Kathryn Hall chairs the board. She’s San Francisco–based and in the investing business. She’s on the SFMoMA board. Richard Brodhead was the president of Duke University for many years. At the start of his time there, the lacrosse-players disaster happened. I was one of his students at Yale. He taught me how to read the best American literature.
Glenn Lowry is the director of MoMA. I admire him. Thelma Golden is the director and, really, the visionary who made the Studio Museum in Harlem the great place it is. Heather Gerken is the dean of Yale Law School. That’s a mistake. We don’t need monuments to lawyers. Jonathan Holloway was also a dean at Yale before he became president of Rutgers. Alondra Nelson teaches sociology at Princeton.

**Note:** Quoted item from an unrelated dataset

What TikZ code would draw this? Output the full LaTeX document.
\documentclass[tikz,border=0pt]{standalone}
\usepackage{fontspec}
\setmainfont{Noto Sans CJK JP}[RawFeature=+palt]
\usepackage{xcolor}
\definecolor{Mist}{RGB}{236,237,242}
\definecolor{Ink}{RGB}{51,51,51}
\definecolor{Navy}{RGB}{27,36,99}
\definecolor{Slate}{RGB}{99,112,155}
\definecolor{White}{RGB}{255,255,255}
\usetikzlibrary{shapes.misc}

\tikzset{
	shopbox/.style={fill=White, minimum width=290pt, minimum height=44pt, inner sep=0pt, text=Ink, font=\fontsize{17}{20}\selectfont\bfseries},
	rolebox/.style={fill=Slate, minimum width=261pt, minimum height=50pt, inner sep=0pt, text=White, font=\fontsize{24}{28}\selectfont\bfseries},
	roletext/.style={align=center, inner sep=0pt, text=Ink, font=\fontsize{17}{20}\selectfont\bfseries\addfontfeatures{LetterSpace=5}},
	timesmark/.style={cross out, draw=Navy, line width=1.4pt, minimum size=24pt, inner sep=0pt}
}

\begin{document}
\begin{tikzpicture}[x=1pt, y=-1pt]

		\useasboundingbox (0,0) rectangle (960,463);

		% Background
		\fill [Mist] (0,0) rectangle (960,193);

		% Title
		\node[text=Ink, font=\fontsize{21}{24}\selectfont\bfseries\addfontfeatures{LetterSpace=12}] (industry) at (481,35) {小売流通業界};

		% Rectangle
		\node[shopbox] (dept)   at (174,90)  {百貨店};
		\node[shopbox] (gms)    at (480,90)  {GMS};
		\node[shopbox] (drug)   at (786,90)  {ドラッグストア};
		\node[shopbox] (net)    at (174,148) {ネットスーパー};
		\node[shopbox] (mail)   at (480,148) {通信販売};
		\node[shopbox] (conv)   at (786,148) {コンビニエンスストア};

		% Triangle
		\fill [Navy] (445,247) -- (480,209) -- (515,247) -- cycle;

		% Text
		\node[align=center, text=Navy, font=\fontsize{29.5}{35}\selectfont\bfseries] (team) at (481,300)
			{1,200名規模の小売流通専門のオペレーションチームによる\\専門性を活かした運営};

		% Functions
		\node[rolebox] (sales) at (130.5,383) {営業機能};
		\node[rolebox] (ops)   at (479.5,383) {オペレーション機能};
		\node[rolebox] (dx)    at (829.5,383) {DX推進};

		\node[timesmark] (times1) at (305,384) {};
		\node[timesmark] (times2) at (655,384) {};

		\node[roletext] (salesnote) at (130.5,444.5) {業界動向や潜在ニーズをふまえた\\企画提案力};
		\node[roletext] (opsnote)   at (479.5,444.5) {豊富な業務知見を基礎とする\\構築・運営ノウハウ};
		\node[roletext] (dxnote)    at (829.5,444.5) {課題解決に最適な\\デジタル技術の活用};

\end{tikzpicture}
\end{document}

Joshua Friedman is in the finance business, went to Harvard all the way, and is a trustee of the Los Angeles County Museum of Art. Eric Mindich is in the finance business and chairs the Lincoln Center board. At 27, he became a Goldman Sachs partner.
Katherine Farley works in the finance business in New York. She is an architect and once worked for a construction company. I think every board should have members with construction experience since they know how to make things. They’re practical and reality-based. Bricks don’t care about social-justice warfare.

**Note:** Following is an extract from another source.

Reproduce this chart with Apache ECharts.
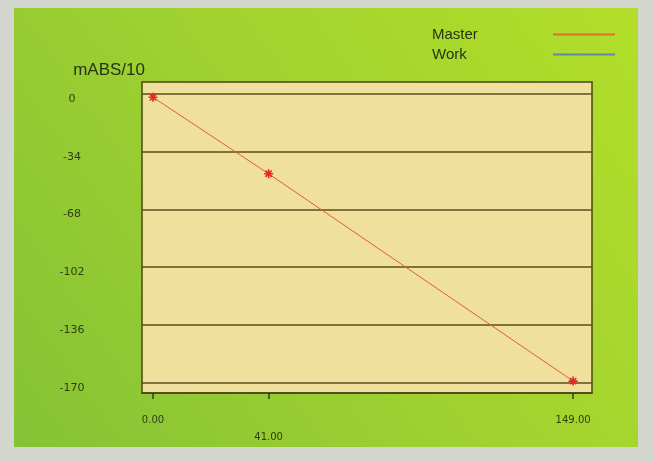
<!DOCTYPE html>
<html>
<head>
<meta charset="utf-8">
<script src="https://cdn.jsdelivr.net/npm/echarts@6/dist/echarts.min.js"></script>
<style>
html,body{margin:0;padding:0;background:#d3d6cc;}
#c{width:653px;height:461px;}
</style>
</head>
<body>
<div id="c"></div>
<script>
// Data
const seriesNames = ['Master', 'Work'];
const masterX = [0, 41, 149];
const masterY = [-2, -47, -169];
const workData = [];
const xTicks = [0, 41, 149];
const xTickLabels = ['0.00', '41.00', '149.00'];
const yTicks = [0, -34, -68, -102, -136, -170];
const yName = 'mABS/10';

const chart = echarts.init(document.getElementById('c'), null, {renderer: 'canvas'});
const textDark = '#263510';
const labelColor = '#2e3e10';
const gridColor = '#5b4c1c';

const option = {
  backgroundColor: 'transparent',
  animation: false,
  graphic: [{
    type: 'rect', z: -10, silent: true,
    shape: {x: 14, y: 8, width: 624, height: 439},
    style: {
      fill: {
        type: 'linear', x: 0, y: 1, x2: 1, y2: 0,
        colorStops: [
          {offset: 0, color: '#86c236'},
          {offset: 0.5, color: '#9fd230'},
          {offset: 1, color: '#b2de2a'}
        ]
      }
    }
  }],
  legend: {
    orient: 'vertical',
    left: 427,
    top: 22,
    align: 'right',
    itemGap: 5,
    itemWidth: 62,
    itemHeight: 2,
    icon: 'rect',
    formatter: function (name) { return '{t|' + name + '}'; },
    textStyle: {
      fontFamily: 'Liberation Sans, Arial, sans-serif',
      fontSize: 15,
      color: textDark,
      rich: {
        t: {width: 116, align: 'left', fontFamily: 'Liberation Sans, Arial, sans-serif', fontSize: 15, color: textDark}
      }
    },
    data: [
      {name: seriesNames[0], itemStyle: {color: '#e0702c', borderWidth: 0}},
      {name: seriesNames[1], itemStyle: {color: '#5f8a9c', borderWidth: 0}}
    ]
  },
  grid: {
    left: 142, right: 61, top: 82, bottom: 68,
    show: true,
    backgroundColor: '#efe09e',
    borderColor: '#4e4414',
    borderWidth: 1.5
  },
  xAxis: {
    type: 'value',
    min: -3.9,
    max: 155.7,
    axisLine: {show: true, onZero: false, lineStyle: {color: '#4e4414', width: 1.5}},
    splitLine: {show: false},
    axisTick: {show: true, customValues: xTicks, length: 6, lineStyle: {color: '#3e3a14', width: 1.5}},
    axisLabel: {
      customValues: xTicks,
      margin: 22,
      fontFamily: 'DejaVu Sans, Verdana, sans-serif',
      fontSize: 10,
      color: labelColor,
      formatter: function (v) {
        const i = xTicks.indexOf(v);
        const t = i >= 0 ? xTickLabels[i] : '';
        return i === 1 ? '{low|' + t + '}' : t;
      },
      rich: {
        low: {padding: [17, 0, 0, 0], fontFamily: 'DejaVu Sans, Verdana, sans-serif', fontSize: 10, color: labelColor}
      }
    }
  },
  yAxis: {
    type: 'value',
    min: -176,
    max: 7,
    name: yName,
    nameLocation: 'end',
    nameGap: 3,
    nameTextStyle: {
      align: 'right',
      fontFamily: 'Liberation Sans, Arial, sans-serif',
      fontSize: 17,
      color: textDark,
      padding: [0, 8, 0, 0]
    },
    axisLine: {show: false},
    axisTick: {show: false},
    splitLine: {show: false},
    axisLabel: {
      customValues: yTicks,
      align: 'center',
      verticalAlign: 'top',
      lineHeight: 10,
      margin: 70,
      fontFamily: 'DejaVu Sans, Verdana, sans-serif',
      fontSize: 11,
      color: labelColor
    }
  },
  series: [
    {
      name: seriesNames[0],
      type: 'line',
      data: masterX.map((x, i) => [x, masterY[i]]),
      lineStyle: {color: '#e35a3c', width: 1},
      itemStyle: {color: '#e8262a', borderColor: '#e8262a', borderWidth: 1.6},
      symbol: 'path://M5,0 L5,10 M0,5 L10,5 M1.5,1.5 L8.5,8.5 M8.5,1.5 L1.5,8.5',
      symbolSize: 9,
      showSymbol: true,
      z: 5,
      markLine: {
        silent: true,
        symbol: 'none',
        label: {show: false},
        lineStyle: {color: gridColor, width: 1.5, type: 'solid'},
        data: yTicks.map(v => ({yAxis: v}))
      }
    },
    {
      name: seriesNames[1],
      type: 'line',
      data: workData,
      lineStyle: {color: '#5f8a9c', width: 1},
      itemStyle: {color: '#5f8a9c'}
    }
  ]
};
chart.setOption(option);
</script>
</body>
</html>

Sarah Thomas ran the Bodleian Library at Oxford, though she also ran the library at Harvard. I like librarians. They have lots of common sense and don’t say much at meetings, but, aside from commemorative bookplates, do they know anything about memorials? She knows about Bodley.
Elizabeth Alexander has been the president of the Mellon Foundation since 2018. She came from the Ford Foundation, where she ran a program seeking to use art and literature to reduce the African-American prison population. She rebuilt the Yale African-American Studies Department. Before she got there, the department was a fiasco. It’s still an inconsequential place. She knows how to maneuver in a big organization.
She’s a poet, and my dissertation was on a poet, so I’m naturally sympathetic. I watched all of her videos on the Mellon website, where they present her, I assume, at her best. “Hey, guys, pick a great poem,” I thought.
I read her Obama inauguration poem and listened to her when she read it. It’s of the moment, the moment was Obama, Obama’s a bore, and she raised the level. I liked it. I read her New Yorker story, “The Trayvon Generation,” published in July. It’s about her two sons and her fantasy alliance between them, privileged rich kids, and the thug Trayvon Martin. It’s short, and maybe someone wrote it for her. It’s a stringcourse of clichés that make her seem like a mediocrity and a smooth, professional outrage pimp. Her father, Clifford Alexander, was the secretary of the Army in the late 1970s. She’s sitting on billions and peddles fake anger as a profession when she has nothing to be angry about.
It’s not only the president who doesn’t impress. A LACMA trustee (and LACMA is a disaster), a SFMoMA trustee (and SFMoMA is in the middle of a racism furor), the lacrosse scandal at Duke, Goldman Sachs, lots of Yale (and Yale is a blinkered place), and endless Harvard. And Lincoln Center.
Rich, entitled people often make a big mess. That’s why we want a broad cross-section of humanity on our super-rich, tax-exempt boards. The Mellon Foundation president lives off clichés and fake grudges, and the board seems, to me, meddlesome rich people.
Isn’t there someone from Texas or South Dakota or, maybe, Pittsburgh, where the Mellons made the money? And why isn’t the Mellon Foundation and its opulently paid staff headquartered in Pittsburgh? I think the Mellon Shebang should move to Pittsburgh, or a coal county, and try selling their monument revolution there.
This Thanksgiving might be a time to try a new shtick since the victim business is getting tired.